Possibly!  Student loan debt is an eligible debt in either a bankruptcy or a consumer proposal provided it has been 7 years since you’ve been a student.  That aspect of the Bankruptcy and Insolvency Act (BIA) was changed by the government in July 2008 (prior to that the law stated it had to be 10 years since a student).

What this means is that such student loan debt is considered the same as all other unsecured debts (credit cards, lines of credit, personal loans, retail cards, payday loans, etc.).

We have many clients whose student loans are significant and have put them in a position of being cash-strapped every month for years. They say they would be fine had they not had these student loans, but the jobs they were able to get after college or university did not provide the income they had hoped for.
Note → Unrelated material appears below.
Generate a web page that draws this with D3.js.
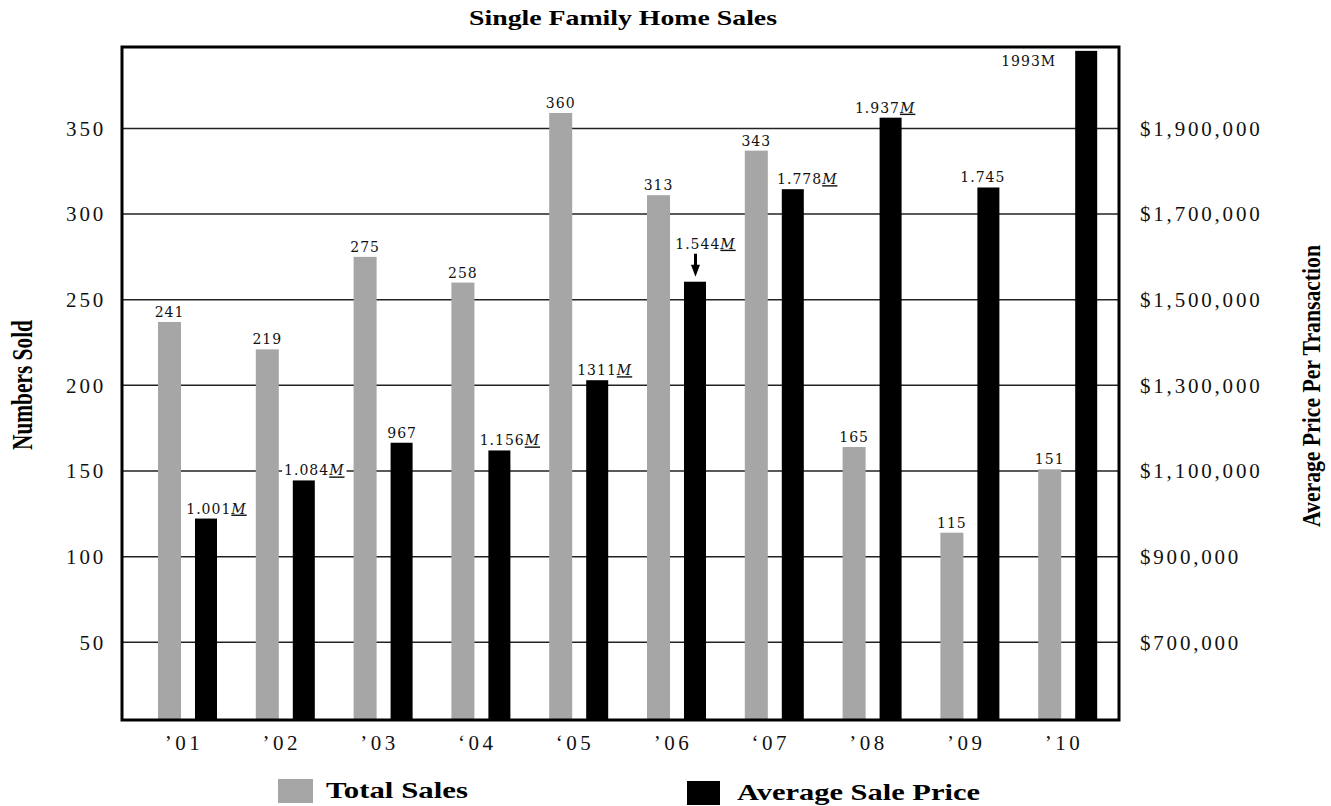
<!DOCTYPE html>
<html><head><meta charset="utf-8">
<script src="https://cdn.jsdelivr.net/npm/d3@7"></script>
<style>body{margin:0;background:#fff}</style>
</head><body>
<svg id="c" width="1331" height="806"></svg>
<script>
// ---- data ----
const years = ["2001","2002","2003","2004","2005","2006","2007","2008","2009","2010"];
const yearLabels = ["’01","’02","’03","‘04","‘05","’06","‘07","’08","’09","’10"];
const totalSales = [237,221,275,260,359,311,337,164,114,151];
const salesLabels = ["241","219","275","258","360","313","343","165","115","151"];
const avgPrice = [989000,1078000,1166000,1148000,1312000,1542000,1758000,1925000,1762000,2081000];
const priceLabels = ["1.001","1.084","967","1.156","1311","1.544","1.778","1.937","1.745","1993"];
const priceSuffix = ["M","M","","M","M","M","M","M","","M"];
const suffixItalic = [true,true,false,true,true,true,true,true,false,false];
const leftTicks = [50,100,150,200,250,300,350];
const rightTicks = [700000,900000,1100000,1300000,1500000,1700000,1900000];
const seriesNames = ["Total Sales","Average Sale Price"];
const seriesColors = ["#a6a6a6","#000000"];
// label layout tweaks (pixels)
const priceLabelShift = [10,10,0,10,7,10,14,-6,-6,-58];
const priceLabelLift = [5,5,5,5,5,33,5,5,5,-15];
const arrowIndex = 5;

// ---- layout ----
const plot = {l:122, r:1119, t:47, b:720};
const svg = d3.select("#c");
const serif = "'DejaVu Serif', serif";
const times = "'Liberation Serif', 'Times New Roman', serif";

const x0 = d3.scaleBand().domain(years).range([139,1117]).paddingInner(0).paddingOuter(0);
const x1 = d3.scaleBand().domain(["sales","price"]).range([19,79]).paddingInner(0.378);
const yL = d3.scaleLinear().domain([4.67,397.5]).range([plot.b, plot.t]);
const yR = d3.scaleLinear().domain([518680,2090000]).range([plot.b, plot.t]);

// gridlines
svg.append("g").selectAll("line").data(leftTicks).join("line")
  .attr("x1",plot.l).attr("x2",plot.r)
  .attr("y1",d=>yL(d)).attr("y2",d=>yL(d))
  .attr("stroke","#222").attr("stroke-width",1.5);

// bars
const g = svg.append("g");
g.selectAll("rect.s").data(years).join("rect").attr("class","s")
  .attr("x",d=>x0(d)+x1("sales")).attr("width",x1.bandwidth())
  .attr("y",(d,i)=>yL(totalSales[i])).attr("height",(d,i)=>plot.b-yL(totalSales[i]))
  .attr("fill",seriesColors[0]);
g.selectAll("rect.p").data(years).join("rect").attr("class","p")
  .attr("x",d=>x0(d)+x1("price")).attr("width",x1.bandwidth()-1)
  .attr("y",(d,i)=>yR(avgPrice[i])).attr("height",(d,i)=>plot.b-yR(avgPrice[i]))
  .attr("fill",seriesColors[1]);

// sales labels
g.selectAll("text.sl").data(years).join("text").attr("class","sl")
  .attr("x",d=>x0(d)+x1("sales")+x1.bandwidth()/2)
  .attr("y",(d,i)=>yL(totalSales[i])-5)
  .attr("text-anchor","middle").attr("font-family",serif).attr("font-size",14)
  .attr("letter-spacing",1).attr("fill","#111")
  .text((d,i)=>salesLabels[i]);

// price labels
const pl = svg.append("g");
years.forEach((d,i)=>{
  const cx = x0(d)+x1("price")+x1.bandwidth()/2 + priceLabelShift[i];
  const yb = yR(avgPrice[i]) - priceLabelLift[i];
  const grp = pl.append("g");
  const bg = grp.append("rect").attr("fill","#fff");
  const t = grp.append("text").attr("x",cx).attr("y",yb)
    .attr("text-anchor","middle").attr("font-family",serif).attr("font-size",14)
    .attr("letter-spacing",1).attr("fill","#111");
  t.append("tspan").text(priceLabels[i]);
  if (priceSuffix[i]) {
    const s = t.append("tspan").text(priceSuffix[i]);
    if (suffixItalic[i]) s.attr("font-style","italic").attr("text-decoration","underline");
  }
  const bb = t.node().getBBox();
  bg.attr("x",bb.x-2).attr("y",bb.y).attr("width",bb.width+4).attr("height",bb.height);
});

// arrow for 2006
{
  const ax = x0(years[arrowIndex])+x1("price")+x1.bandwidth()/2;
  const top = yR(avgPrice[arrowIndex]);
  svg.append("line").attr("x1",ax).attr("x2",ax).attr("y1",top-28).attr("y2",top-14)
    .attr("stroke","#000").attr("stroke-width",3);
  svg.append("path").attr("d",`M${ax-4.5},${top-17}L${ax+4.5},${top-17}L${ax},${top-5}Z`).attr("fill","#000");
}

// plot border
svg.append("rect").attr("x",plot.l).attr("y",plot.t)
  .attr("width",plot.r-plot.l).attr("height",plot.b-plot.t)
  .attr("fill","none").attr("stroke","#000").attr("stroke-width",3);

// axes
const styleTicks = sel => {
  sel.select(".domain").remove();
  sel.selectAll("text").attr("font-family",times).attr("font-size",21)
    .attr("letter-spacing",2.8).attr("fill","#111");
};
svg.append("g").attr("transform",`translate(${plot.l},0)`)
  .call(d3.axisLeft(yL).tickValues(leftTicks).tickSize(0).tickPadding(16))
  .call(styleTicks);
svg.append("g").attr("transform",`translate(${plot.r},0)`)
  .call(d3.axisRight(yR).tickValues(rightTicks).tickSize(0).tickPadding(21).tickFormat(d3.format("$,")))
  .call(styleTicks);
svg.append("g").attr("transform",`translate(0,${plot.b})`)
  .call(d3.axisBottom(x0).tickSize(0).tickFormat((d,i)=>yearLabels[i]))
  .call(styleTicks)
  .call(s=>s.selectAll("text").attr("y",30).attr("dy",0).attr("dx",-4).attr("letter-spacing",3.5));

// titles
svg.append("text").attr("x",623).attr("y",25).attr("text-anchor","middle")
  .attr("font-family",times).attr("font-weight","bold").attr("font-size",22)
  .attr("textLength",308).attr("lengthAdjust","spacingAndGlyphs")
  .text("Single Family Home Sales");
svg.append("text").attr("transform","translate(32,385) rotate(-90)").attr("text-anchor","middle")
  .attr("font-family",times).attr("font-weight","bold").attr("font-size",29)
  .attr("textLength",130).attr("lengthAdjust","spacingAndGlyphs")
  .text("Numbers Sold");
svg.append("text").attr("transform","translate(1320,386) rotate(-90)").attr("text-anchor","middle")
  .attr("font-family",times).attr("font-weight","bold").attr("font-size",26)
  .attr("textLength",282).attr("lengthAdjust","spacingAndGlyphs")
  .text("Average Price Per Transaction");

// legend
const legendPos = [{rx:278,ry:779,rw:35,tx:326,ty:798,tl:142},{rx:687,ry:781,rw:33,tx:737,ty:800,tl:243}];
seriesNames.forEach((n,i)=>{
  const p = legendPos[i];
  svg.append("rect").attr("x",p.rx).attr("y",p.ry).attr("width",p.rw).attr("height",24).attr("fill",seriesColors[i]);
  svg.append("text").attr("x",p.tx).attr("y",p.ty).attr("font-family",times).attr("font-weight","bold")
    .attr("font-size",23).attr("textLength",p.tl).attr("lengthAdjust","spacingAndGlyphs").text(n);
});
</script>
</body></html>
A bankruptcy is not for everybody, obviously, but a Consumer Proposal is a very effective way of eliminating debt and avoiding bankruptcy to do so.

A proposal effectively consolidates all of your unsecured debts but without a loan involved. So you make one low monthly payment, usually on a percentage of the total debt (20-30% typically), and ALL of your unsecured debts are paid off within 5 years or less. No interest. Yes, I said NO INTEREST. Which means your payments actually have mileage toward eliminating your debt. You get a fresh start, cleared of debt.

The other nice thing about a proposal is that it is open. Which means there are NO PENALTIES for paying it off earlier than the established timeframe if you are able.

Most people don’t know about consumer proposals. And even more people are unaware that they can include student loan debt in a proposal or a bankruptcy provided the 7-year rule applies.

Student loan debt is at an all-time high in Canada. Latest data from the Canadian Federation of Students says the average student in Canada now comes out of university has almost $30,000 in student loans. The total student loan debt in Canada is almost a whopping $20 BILLION, and it reached that level far in advance of predictions. Two million Canadians have student loan debt making up this total.

And with interest rates set only to rise, this will further burden these graduates. They do have a way out, however, without filing a bankruptcy:  a Consumer Proposal.